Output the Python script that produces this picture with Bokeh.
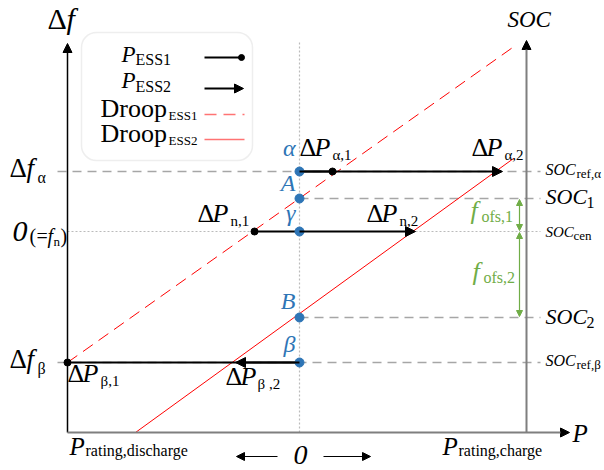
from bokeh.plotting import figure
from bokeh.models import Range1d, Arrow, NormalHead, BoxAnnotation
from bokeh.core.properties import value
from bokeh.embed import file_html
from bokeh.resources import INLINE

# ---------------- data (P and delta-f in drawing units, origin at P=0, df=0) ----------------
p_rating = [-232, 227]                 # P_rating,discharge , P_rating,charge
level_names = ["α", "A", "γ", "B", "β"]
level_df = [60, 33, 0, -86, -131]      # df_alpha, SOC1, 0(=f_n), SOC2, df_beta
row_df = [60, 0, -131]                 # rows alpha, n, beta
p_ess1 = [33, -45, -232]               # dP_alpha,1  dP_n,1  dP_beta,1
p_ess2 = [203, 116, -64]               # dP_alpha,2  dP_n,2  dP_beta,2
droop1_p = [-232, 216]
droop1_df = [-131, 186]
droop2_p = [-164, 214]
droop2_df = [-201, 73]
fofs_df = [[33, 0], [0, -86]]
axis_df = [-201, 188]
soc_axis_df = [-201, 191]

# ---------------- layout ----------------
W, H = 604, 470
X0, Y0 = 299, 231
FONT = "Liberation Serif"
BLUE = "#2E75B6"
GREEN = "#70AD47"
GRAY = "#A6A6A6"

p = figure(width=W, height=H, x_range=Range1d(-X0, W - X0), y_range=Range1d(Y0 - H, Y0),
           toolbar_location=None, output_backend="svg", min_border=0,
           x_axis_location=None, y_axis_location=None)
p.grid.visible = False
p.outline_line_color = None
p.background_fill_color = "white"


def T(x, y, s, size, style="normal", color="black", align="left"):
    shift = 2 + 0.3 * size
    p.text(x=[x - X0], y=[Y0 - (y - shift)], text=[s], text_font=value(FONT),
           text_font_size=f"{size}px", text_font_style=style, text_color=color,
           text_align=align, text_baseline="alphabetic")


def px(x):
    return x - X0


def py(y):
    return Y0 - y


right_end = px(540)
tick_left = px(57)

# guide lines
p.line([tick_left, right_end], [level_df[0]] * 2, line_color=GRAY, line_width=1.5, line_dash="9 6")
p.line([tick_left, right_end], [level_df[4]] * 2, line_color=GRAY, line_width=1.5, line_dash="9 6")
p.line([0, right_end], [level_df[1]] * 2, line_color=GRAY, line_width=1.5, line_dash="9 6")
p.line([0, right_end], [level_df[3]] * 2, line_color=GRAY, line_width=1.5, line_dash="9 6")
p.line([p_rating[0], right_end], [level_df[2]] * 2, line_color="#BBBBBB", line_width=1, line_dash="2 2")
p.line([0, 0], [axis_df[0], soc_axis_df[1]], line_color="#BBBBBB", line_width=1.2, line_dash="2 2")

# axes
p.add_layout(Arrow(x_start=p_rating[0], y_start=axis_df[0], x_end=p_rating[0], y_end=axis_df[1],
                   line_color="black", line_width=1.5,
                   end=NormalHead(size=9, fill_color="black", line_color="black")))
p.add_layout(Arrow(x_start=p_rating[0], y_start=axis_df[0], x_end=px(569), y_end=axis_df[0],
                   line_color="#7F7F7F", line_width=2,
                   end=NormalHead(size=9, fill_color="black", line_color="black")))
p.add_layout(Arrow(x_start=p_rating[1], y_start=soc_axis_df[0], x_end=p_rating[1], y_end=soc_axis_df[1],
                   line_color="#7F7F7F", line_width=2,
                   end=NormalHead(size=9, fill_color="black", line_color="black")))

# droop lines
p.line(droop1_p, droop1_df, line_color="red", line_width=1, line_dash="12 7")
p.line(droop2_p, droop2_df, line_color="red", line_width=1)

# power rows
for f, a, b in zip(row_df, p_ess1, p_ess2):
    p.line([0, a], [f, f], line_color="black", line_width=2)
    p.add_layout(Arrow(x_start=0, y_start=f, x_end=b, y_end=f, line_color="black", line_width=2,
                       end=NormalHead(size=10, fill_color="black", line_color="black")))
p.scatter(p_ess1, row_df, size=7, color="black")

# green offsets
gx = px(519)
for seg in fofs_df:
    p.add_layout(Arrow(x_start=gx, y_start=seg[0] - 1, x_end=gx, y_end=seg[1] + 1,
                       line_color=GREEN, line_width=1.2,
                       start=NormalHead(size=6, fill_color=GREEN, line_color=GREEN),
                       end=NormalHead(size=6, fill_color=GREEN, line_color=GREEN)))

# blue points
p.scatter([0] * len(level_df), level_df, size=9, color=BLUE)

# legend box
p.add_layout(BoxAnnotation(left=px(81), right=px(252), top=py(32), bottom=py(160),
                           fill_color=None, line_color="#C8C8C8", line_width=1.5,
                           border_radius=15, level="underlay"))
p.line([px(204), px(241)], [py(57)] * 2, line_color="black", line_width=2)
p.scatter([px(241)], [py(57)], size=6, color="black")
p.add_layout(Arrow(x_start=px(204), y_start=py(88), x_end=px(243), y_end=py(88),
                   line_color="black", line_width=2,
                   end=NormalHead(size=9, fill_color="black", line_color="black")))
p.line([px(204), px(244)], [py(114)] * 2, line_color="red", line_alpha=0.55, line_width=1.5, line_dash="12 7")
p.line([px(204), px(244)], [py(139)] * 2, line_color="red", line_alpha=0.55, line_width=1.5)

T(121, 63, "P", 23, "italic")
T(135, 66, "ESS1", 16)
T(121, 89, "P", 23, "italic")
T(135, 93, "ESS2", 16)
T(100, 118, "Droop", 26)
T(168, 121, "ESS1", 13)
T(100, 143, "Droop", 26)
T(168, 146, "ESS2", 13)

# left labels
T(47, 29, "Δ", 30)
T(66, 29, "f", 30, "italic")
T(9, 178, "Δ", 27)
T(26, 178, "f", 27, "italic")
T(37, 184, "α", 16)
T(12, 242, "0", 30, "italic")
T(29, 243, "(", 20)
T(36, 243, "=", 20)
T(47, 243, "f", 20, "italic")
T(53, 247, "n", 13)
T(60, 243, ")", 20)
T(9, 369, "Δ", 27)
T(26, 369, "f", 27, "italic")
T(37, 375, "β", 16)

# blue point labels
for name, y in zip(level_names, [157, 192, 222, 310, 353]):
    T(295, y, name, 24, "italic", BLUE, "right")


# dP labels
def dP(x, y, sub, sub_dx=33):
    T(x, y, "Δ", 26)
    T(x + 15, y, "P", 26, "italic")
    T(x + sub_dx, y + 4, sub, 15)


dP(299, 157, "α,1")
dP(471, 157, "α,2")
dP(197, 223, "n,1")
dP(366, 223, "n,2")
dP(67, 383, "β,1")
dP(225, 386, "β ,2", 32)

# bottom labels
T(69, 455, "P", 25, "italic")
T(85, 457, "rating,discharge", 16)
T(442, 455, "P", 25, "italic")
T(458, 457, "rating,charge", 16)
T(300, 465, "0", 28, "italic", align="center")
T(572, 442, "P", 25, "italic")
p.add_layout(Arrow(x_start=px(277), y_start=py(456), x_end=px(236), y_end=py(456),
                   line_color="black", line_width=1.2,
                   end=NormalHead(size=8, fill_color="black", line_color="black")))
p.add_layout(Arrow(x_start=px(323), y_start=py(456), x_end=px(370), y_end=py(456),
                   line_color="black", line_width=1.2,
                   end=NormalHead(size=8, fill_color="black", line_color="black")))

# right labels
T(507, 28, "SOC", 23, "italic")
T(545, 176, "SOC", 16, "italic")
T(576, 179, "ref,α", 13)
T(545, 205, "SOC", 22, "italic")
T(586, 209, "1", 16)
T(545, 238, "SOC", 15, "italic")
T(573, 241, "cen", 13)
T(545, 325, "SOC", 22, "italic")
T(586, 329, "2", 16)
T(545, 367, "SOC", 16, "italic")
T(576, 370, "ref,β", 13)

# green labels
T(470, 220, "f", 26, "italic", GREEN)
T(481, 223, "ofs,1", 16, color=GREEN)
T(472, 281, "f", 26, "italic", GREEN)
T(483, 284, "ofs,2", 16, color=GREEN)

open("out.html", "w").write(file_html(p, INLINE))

> **Challenge**: Extract, word for word, each line from the top of the data down to and including the line with "from bokeh.resources import INLINE"; skip the pictures.

> **Written answer**:
Output the Python script that produces this picture with Bokeh.
from bokeh.plotting import figure
from bokeh.models import Range1d, Arrow, NormalHead, BoxAnnotation
from bokeh.core.properties import value
from bokeh.embed import file_html
from bokeh.resources import INLINE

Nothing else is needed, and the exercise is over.